Entertainment

'The Lost City Of Z' Is Both Fact & Fiction

Amazon Studios/Bleecker Street

One of April's new movies tells a terrifying tale of exploration in the 1920s. Starring Charlie Hunnam, Robert Pattinson, and Sienna Miller, The Lost City of Z tells the true story of Percival Fawcett (Hunnam), a British explorer obsessed with finding a mythological Amazonian city. The real Percival disappeared looking for the City of Z, and what happened to him has remained a mystery for decades. Because so much of Fawcett's journey is unknown, the movie's retelling of it a mix of fact and fiction, but it all makes for a compelling tale.

The Lost City of Z isn't based on primary sources from Fawcett himself. Instead, the film is adapted from The Lost City of Z: A Tale of Deadly Obsession In the Amazon, a nonfiction book by David Grann published in 2009. The book attempted to retrace Fawcett's final expedition, in which Fawcett and his eldest son, Jack (played by Tom Holland), traveled to Brazil in search of an ancient civilization and city he called "Z." The expedition left in 1925, and Fawcett and his son were never heard from again. Grann attempted to find a trace of Fawcett in the Amazon, following the path Fawcett had taken on previous expeditions in the country, but he never found any concrete proof that Fawcett had reached his destination.
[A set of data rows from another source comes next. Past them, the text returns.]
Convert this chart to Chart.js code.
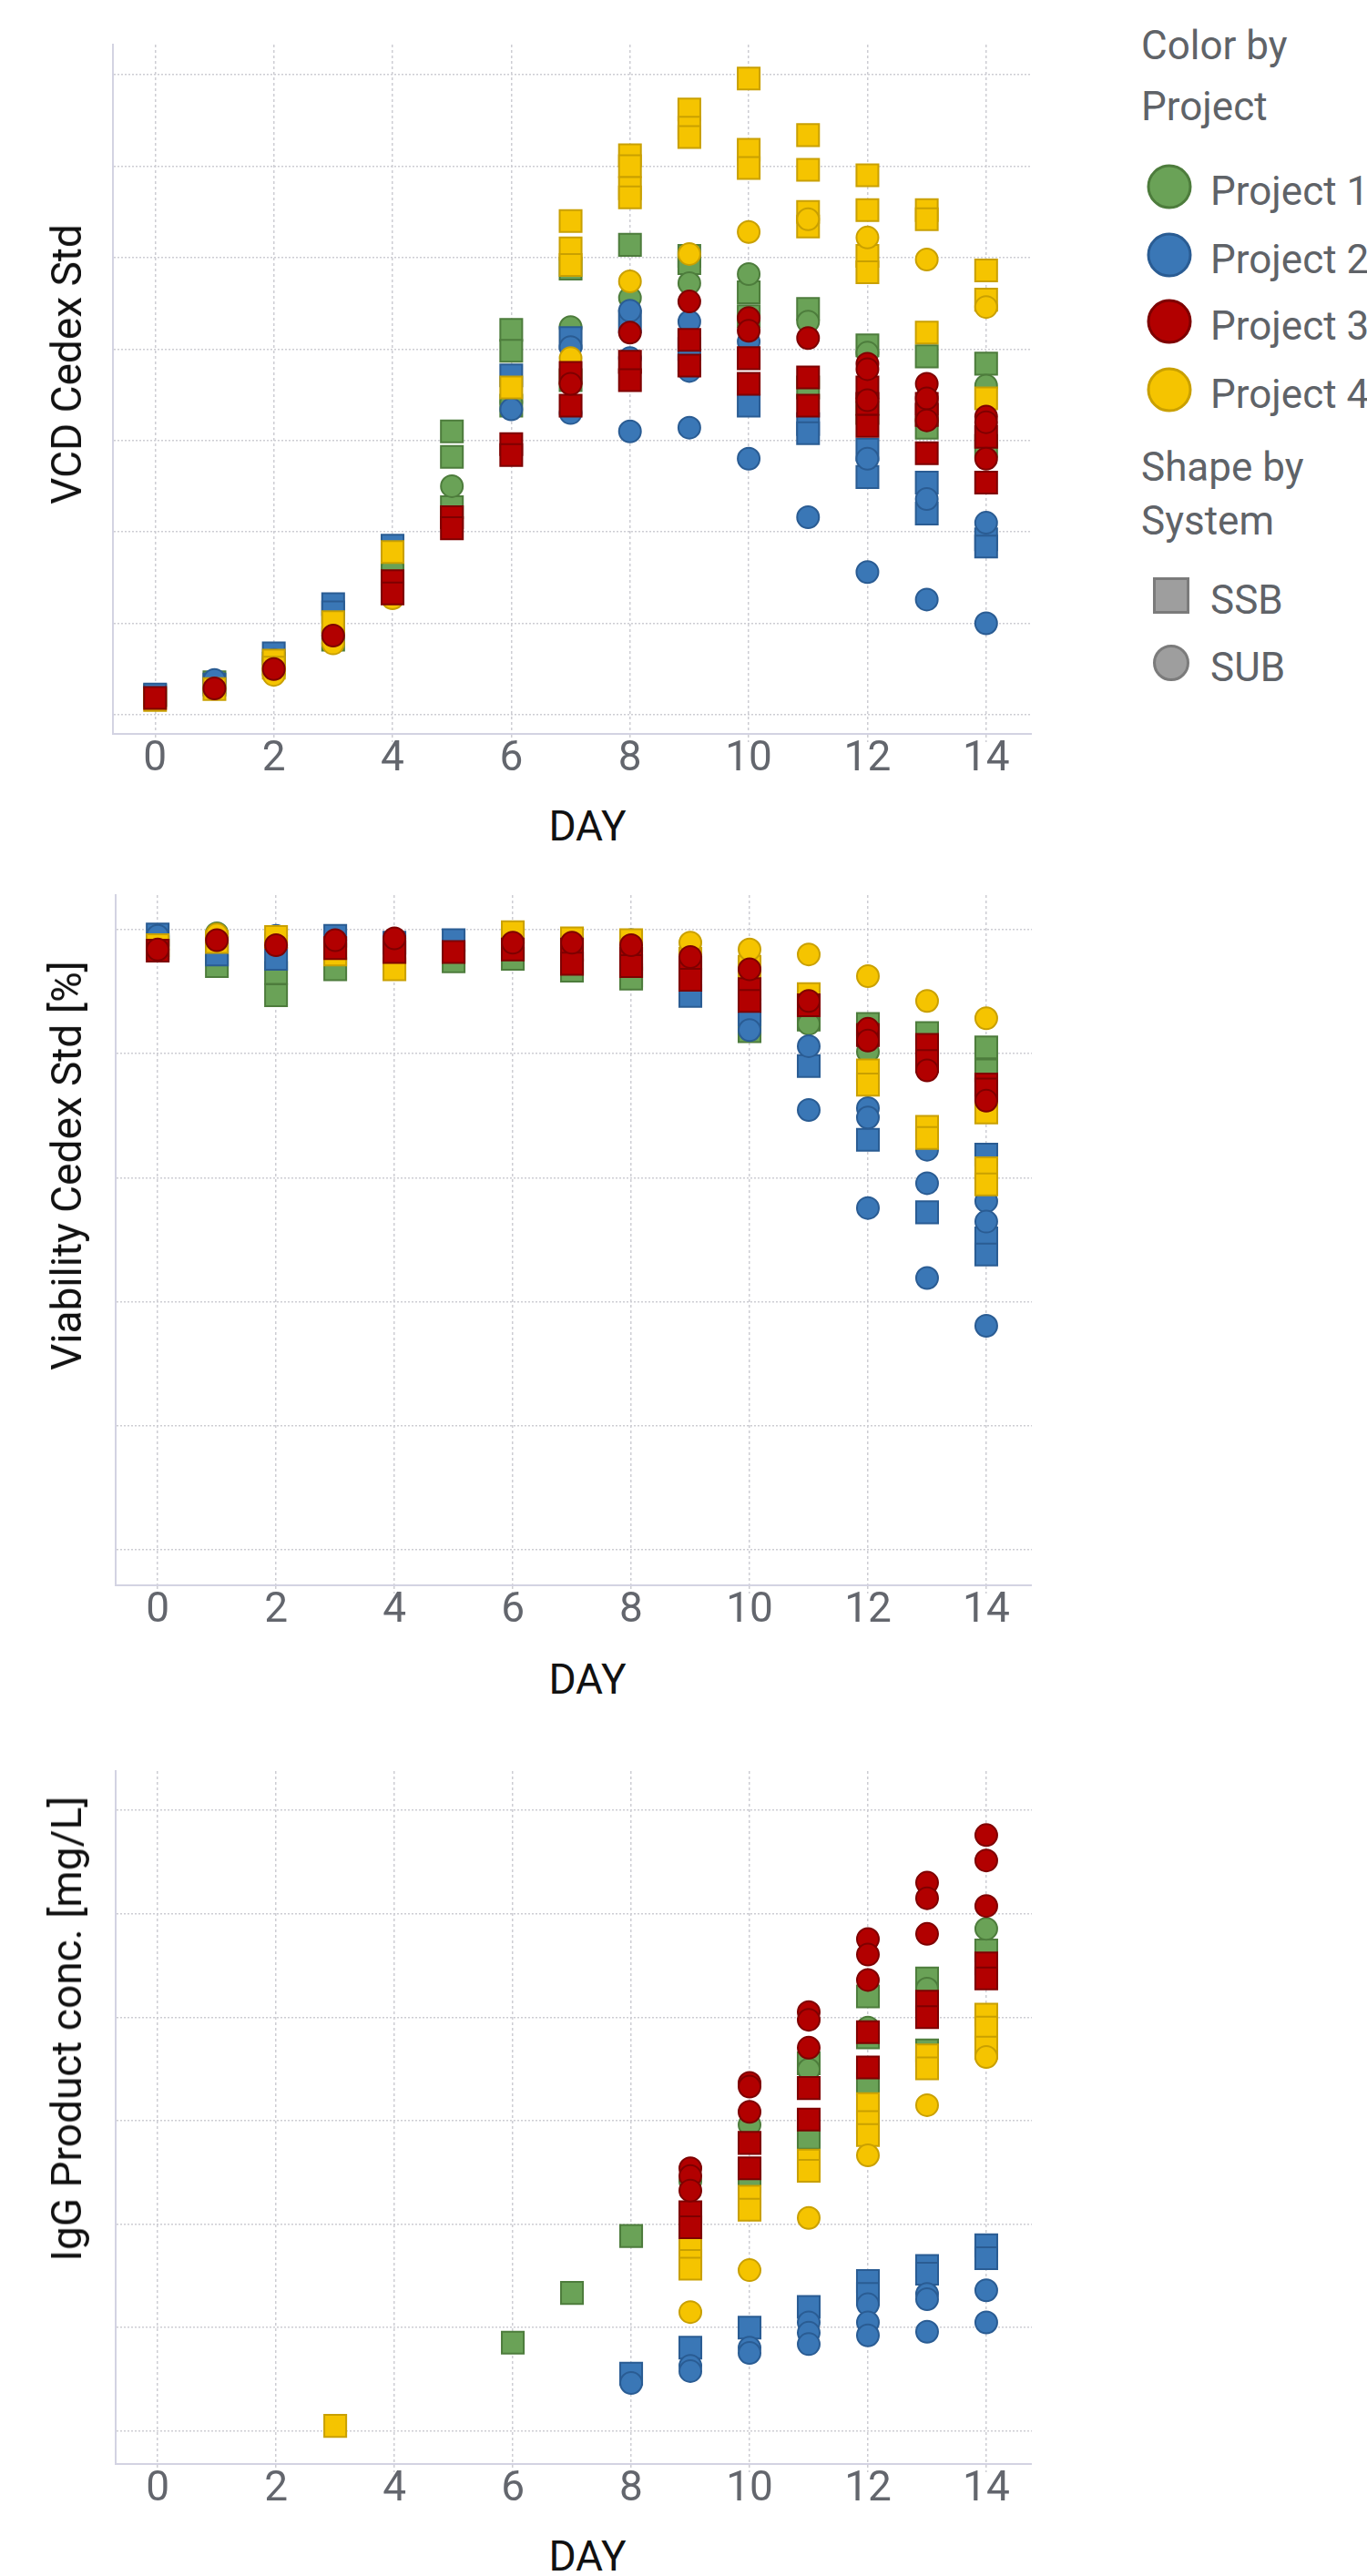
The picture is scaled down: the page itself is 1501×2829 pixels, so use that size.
<!DOCTYPE html>
<html>
<head>
<meta charset="utf-8">
<script src="https://cdn.jsdelivr.net/npm/chart.js@4.4.1/dist/chart.umd.min.js"></script>
<style>
  html, body { margin: 0; padding: 0; background: #fff; }
  body { width: 1501px; height: 2829px; position: relative; overflow: hidden; font-family: Roboto, sans-serif; }
  canvas { position: absolute; left: 0; }
  .ytitle { position: absolute; white-space: nowrap; font-size: 46px; line-height: 1; color: #111;
            transform: translate(-50%, -50%) rotate(-90deg); }
  .xtitle { position: absolute; white-space: nowrap; font-size: 46px; line-height: 1; color: #111;
            transform: translate(-50%, -50%); }
  .lg { position: absolute; left: 1253px; font-size: 44px; line-height: 44px; color: #5f6368; white-space: nowrap; }
  .lg.item { left: 1329px; }
  .mark { position: absolute; box-sizing: border-box; border: 3px solid; transform: translate(-50%, -50%); }
</style>
</head>
<body>
<canvas id="vcd" width="1133" height="853" style="top:0px"></canvas>
<canvas id="via" width="1133" height="848" style="top:940px"></canvas>
<canvas id="igg" width="1133" height="853" style="top:1900px"></canvas>

<div class="ytitle" style="left:73px; top:400px">VCD Cedex Std</div>
<div class="ytitle" style="left:73px; top:1280px">Viability Cedex Std [%]</div>
<div class="ytitle" style="left:73px; top:2228px">IgG Product conc. [mg/L]</div>
<div class="xtitle" style="left:645px; top:907px">DAY</div>
<div class="xtitle" style="left:645px; top:1844px">DAY</div>
<div class="xtitle" style="left:645px; top:2807px">DAY</div>

<div id="legend"></div>

<script>
// tick labels / grid values
const dayTicks = [0, 2, 4, 6, 8, 10, 12, 14];
const vcdGrid = [0, 5, 10, 15, 20, 25, 30, 35];
const viaGrid = [0, 20, 40, 60, 80, 100];
const iggGrid = [0, 200, 400, 600, 800, 1000, 1200];

const projects = ["Project 1", "Project 2", "Project 3", "Project 4"];
const systems = ["SSB", "SUB"];

// VCD Cedex Std, [day, value]
const vcdP1Ssb = [[0,1.05],[1,1.78],[2,2.8],[3,4.1],[4,7.7],[5,15.5],[5,14.1],[5,11.35],[6,21.05],[6,19.9],[6,16.9],[7,24.4],[7,18.3],[8,25.7],[9,25.1],[9,24.7],[10,23.1],[10,21.8],[11,22.2],[11,17.9],[12,20.2],[12,16.5],[13,19.6],[13,15.7],[14,19.2],[14,14.7]];
const vcdP1Sub = [[4,8.07],[5,12.5],[6,17.1],[7,21.2],[8,22.8],[9,23.6],[10,24.1],[11,21.5],[12,19.8],[14,18.0]];
const vcdP2Ssb = [[0,1.1],[1,1.65],[2,3.36],[3,6.05],[3,5.6],[4,9.25],[6,18.56],[7,20.6],[8,21.5],[9,20.0],[10,16.9],[11,15.9],[11,15.4],[12,14.5],[12,13.0],[13,12.7],[13,11.0],[14,9.6],[14,9.2]];
const vcdP2Sub = [[1,1.9],[2,3.0],[3,4.8],[6,16.7],[7,20.1],[7,16.5],[8,22.1],[8,19.5],[8,15.5],[9,21.5],[9,18.8],[9,15.7],[10,20.4],[10,14.0],[11,10.8],[12,14.0],[12,7.8],[13,11.8],[13,6.3],[14,10.5],[14,5.0]];
const vcdP3Ssb = [[0,0.92],[4,7.3],[4,6.63],[5,10.8],[5,10.2],[6,14.8],[6,14.2],[7,18.7],[7,16.9],[8,19.3],[8,18.3],[9,20.5],[9,19.1],[10,19.5],[10,18.1],[11,18.45],[11,16.9],[12,17.9],[12,17.0],[12,15.8],[13,17.0],[13,16.4],[13,14.3],[14,15.2],[14,12.7]];
const vcdP3Sub = [[1,1.44],[2,2.5],[3,4.33],[7,18.1],[8,20.9],[9,22.6],[10,21.7],[10,21.0],[11,20.6],[12,19.2],[12,18.9],[12,17.2],[13,18.1],[13,17.3],[13,16.1],[14,16.3],[14,16.0],[14,14.0]];
const vcdP4Ssb = [[0,0.8],[1,1.4],[2,2.96],[2,2.57],[3,5.06],[4,8.9],[6,17.9],[7,27.0],[7,25.5],[7,24.6],[8,30.6],[8,30.0],[8,28.8],[8,28.3],[9,33.1],[9,32.1],[9,31.6],[10,34.8],[10,30.9],[10,29.9],[11,31.7],[11,29.8],[11,27.5],[11,26.7],[12,29.5],[12,27.6],[12,25.1],[12,24.2],[13,27.6],[13,27.1],[13,20.9],[14,24.3],[14,22.7],[14,17.3]];
const vcdP4Sub = [[2,2.18],[3,3.9],[4,6.37],[7,19.5],[8,23.7],[9,25.2],[10,26.4],[11,27.1],[12,26.1],[13,24.9],[14,22.3]];

// Viability Cedex Std [%]
const viaP1Ssb = [[0,97.0],[1,94.1],[2,93.0],[2,89.4],[3,93.6],[5,94.9],[6,95.3],[7,93.4],[8,92.6],[8,92.1],[10,84.8],[10,83.6],[11,85.5],[12,84.8],[13,83.3],[14,81.0],[14,77.3]];
const viaP1Sub = [[1,99.4],[5,97.5],[9,91.1],[11,84.8],[12,80.3]];
const viaP2Ssb = [[0,99.2],[1,96.0],[2,95.3],[3,99.0],[4,97.9],[5,98.3],[9,89.3],[10,87.0],[10,86.3],[11,78.0],[12,66.1],[13,54.4],[14,63.7],[14,50.2],[14,47.6]];
const viaP2Sub = [[0,99.0],[1,98.8],[2,99.0],[6,99.0],[8,98.3],[10,83.8],[11,81.2],[11,70.9],[12,71.2],[12,69.7],[12,55.1],[13,64.5],[13,59.1],[13,43.8],[14,56.2],[14,52.9],[14,36.1]];
const viaP3Ssb = [[0,96.6],[3,97.0],[4,96.4],[5,96.4],[6,96.8],[7,96.8],[7,94.5],[8,95.3],[8,94.1],[9,93.8],[9,91.9],[10,90.4],[10,88.5],[11,87.8],[12,83.0],[13,81.4],[13,78.8],[14,75.0],[14,74.2]];
const viaP3Sub = [[0,96.8],[1,98.3],[2,97.5],[3,98.3],[4,98.6],[6,97.9],[7,97.9],[8,97.5],[9,95.6],[10,93.6],[11,88.5],[12,84.0],[12,82.1],[13,77.3],[14,72.4]];
const viaP4Ssb = [[0,97.5],[1,98.0],[2,98.8],[3,96.0],[4,93.6],[6,99.6],[7,98.6],[8,98.3],[9,95.3],[10,94.0],[11,89.6],[12,77.3],[12,75.0],[13,68.2],[13,66.4],[14,70.5],[14,61.5],[14,58.9]];
const viaP4Sub = [[1,99.2],[9,97.9],[10,96.8],[11,96.0],[12,92.5],[13,88.5],[14,85.7]];

// IgG Product conc. [mg/L]
const iggP1Ssb = [[6,171],[7,267],[8,377],[10,483],[11,711],[11,567],[12,840],[12,761],[12,671],[13,875],[13,736],[14,929]];
const iggP1Sub = [[9,483],[10,592],[11,699],[12,780],[13,855],[14,971]];
const iggP2Ssb = [[8,111],[9,161],[10,200],[11,240],[12,290],[12,265],[13,319],[13,304],[14,359],[14,334]];
const iggP2Sub = [[8,93],[9,126],[9,116],[10,161],[10,151],[11,210],[11,190],[11,168],[12,245],[12,210],[12,185],[13,265],[13,255],[13,192],[14,272],[14,210]];
const iggP3Ssb = [[9,423],[9,394],[10,557],[10,508],[11,663],[11,602],[12,771],[12,703],[13,830],[13,800],[14,904],[14,875]];
const iggP3Sub = [[9,508],[9,493],[9,465],[10,673],[10,666],[10,617],[11,810],[11,795],[11,741],[12,951],[12,921],[12,872],[13,1060],[13,1030],[13,961],[14,1152],[14,1103],[14,1015]];
const iggP4Ssb = [[3,10],[9,359],[9,329],[9,314],[10,453],[10,428],[11,523],[11,503],[12,632],[12,597],[12,572],[13,726],[13,701],[14,805],[14,780],[14,741]];
const iggP4Sub = [[9,230],[10,311],[11,412],[12,533],[13,630],[14,723]];

// styles
const fills = ["#6aa257", "#3a77b6", "#b20000", "#f5c400"];
const edges = ["#4d7c3c", "#2a5c93", "#7e0000", "#c9a000"];
const gridColor = "#cdcdd3";
const axisColor = "#d3d3e2";

function makeDatasets(series) {
  // series listed bottom to top
  return series.map(([p, s, pairs], i) => ({
    label: projects[p] + " " + systems[s],
    data: pairs.map(([x, y]) => ({ x: x, y: y })),
    pointStyle: s === 0 ? "rect" : "circle",
    pointRadius: s === 0 ? 17 : 12,
    pointHoverRadius: s === 0 ? 17 : 12,
    backgroundColor: fills[p],
    borderColor: edges[p],
    borderWidth: 2,
    order: series.length - i
  }));
}

function makeChart(id, series, yGrid, yMin, yMax, padTop, padLeft) {
  return new Chart(document.getElementById(id), {
    type: "scatter",
    data: { datasets: makeDatasets(series) },
    options: {
      responsive: false,
      animation: false,
      devicePixelRatio: 1,
      events: [],
      layout: { autoPadding: false, padding: { top: padTop, left: padLeft, right: 0, bottom: 0 } },
      plugins: { legend: { display: false }, tooltip: { enabled: false } },
      scales: {
        x: {
          type: "linear",
          min: -0.71,
          max: 14.77,
          afterBuildTicks: (scale) => { scale.ticks = dayTicks.map((v) => ({ value: v })); },
          grid: { color: gridColor, lineWidth: 1.5, tickLength: 9, tickColor: gridColor, tickBorderDash: [3, 3] },
          border: { display: true, color: axisColor, width: 2, dash: [3, 3] },
          ticks: { color: "#63666d", font: { family: "Roboto", size: 46, lineHeight: 1 }, padding: -4, maxRotation: 0, autoSkip: false }
        },
        y: {
          type: "linear",
          min: yMin,
          max: yMax,
          afterBuildTicks: (scale) => { scale.ticks = yGrid.map((v) => ({ value: v })); },
          grid: { color: gridColor, lineWidth: 1.5, drawTicks: false, tickLength: 0 },
          border: { display: true, color: axisColor, width: 2, dash: [2, 2] },
          ticks: { display: false }
        }
      }
    }
  });
}

makeChart("vcd", [
  [0, 0, vcdP1Ssb], [0, 1, vcdP1Sub], [1, 0, vcdP2Ssb], [1, 1, vcdP2Sub],
  [3, 0, vcdP4Ssb], [3, 1, vcdP4Sub], [2, 0, vcdP3Ssb], [2, 1, vcdP3Sub]
], vcdGrid, -1.05, 36.65, 49, 124);

makeChart("via", [
  [0, 0, viaP1Ssb], [0, 1, viaP1Sub], [1, 0, viaP2Ssb], [1, 1, viaP2Sub],
  [3, 0, viaP4Ssb], [3, 1, viaP4Sub], [2, 0, viaP3Ssb], [2, 1, viaP3Sub]
], viaGrid, -5.76, 105.57, 43, 127);

makeChart("igg", [
  [0, 0, iggP1Ssb], [0, 1, iggP1Sub], [1, 0, iggP2Ssb], [1, 1, iggP2Sub],
  [3, 0, iggP4Ssb], [3, 1, iggP4Sub], [2, 0, iggP3Ssb], [2, 1, iggP3Sub]
], iggGrid, -63.7, 1275.8, 45, 127);

// legend on the right
const legend = document.getElementById("legend");
function addText(text, top, cls) {
  const d = document.createElement("div");
  d.className = cls;
  d.style.top = top + "px";
  d.textContent = text;
  legend.appendChild(d);
}
function addMark(cx, cy, size, fill, edge, round) {
  const m = document.createElement("div");
  m.className = "mark";
  m.style.left = cx + "px";
  m.style.top = cy + "px";
  m.style.width = size + "px";
  m.style.height = size + "px";
  m.style.background = fill;
  m.style.borderColor = edge;
  m.style.borderRadius = round ? "50%" : "0";
  legend.appendChild(m);
}
addText("Color by", 28, "lg");
addText("Project", 95, "lg");
const itemY = [205, 280, 353, 428];
projects.forEach((p, i) => {
  addMark(1284, itemY[i], 49, fills[i], edges[i], true);
  addText(p, itemY[i] - 17, "lg item");
});
addText("Shape by", 491, "lg");
addText("System", 550, "lg");
addMark(1286, 654, 40, "#9e9e9e", "#7b7b7b", false);
addText("SSB", 637, "lg item");
addMark(1286, 728, 40, "#9e9e9e", "#7b7b7b", true);
addText("SUB", 711, "lg item");
</script>
</body>
</html>
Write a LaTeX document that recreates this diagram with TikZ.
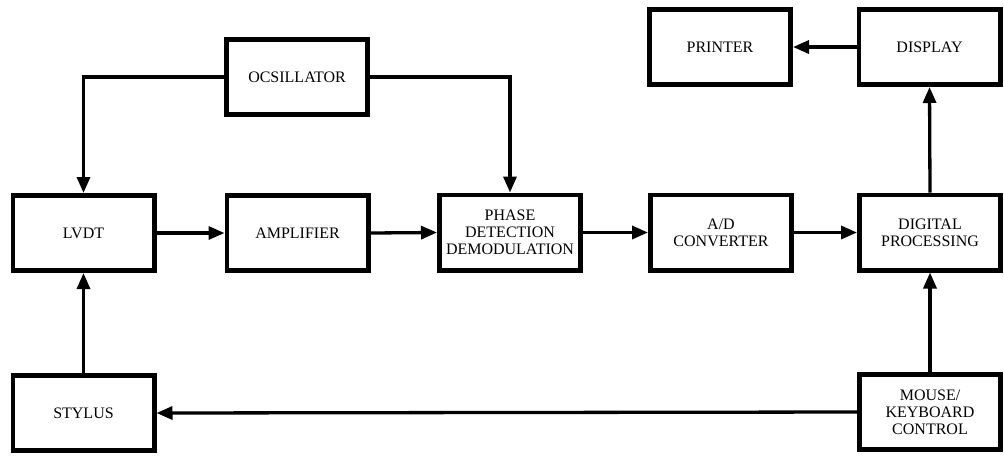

The Lost City of Z is, thus, incapable of being an exact true story, as no one knows what really happened to Fawcett during his last expedition. It's something director James Gray embraced. As he explained in an interview with LA Weekly, Gray felt Fawcett's final journey "had to be treated as a beautiful dream." Gray, who also wrote the screenplay for the film, took many liberties when crafting the story for the screen. For example, the jungle explored by Fawcett became not necessarily representative of reality, but of Fawcett's own psyche. "We started by looking at the jungle as a projection of protagonist Percy Fawcett's desire, not as necessarily a tangible adventure movie," Gray wrote in the Nov/Dec 2016 issue of Film Comment.

Thus The Lost City of Z is both based on a true story and based on a fantasy. Much like Fawcett's city of Z, the film presents an interpretation of what might have existed, or happened, in Brazil.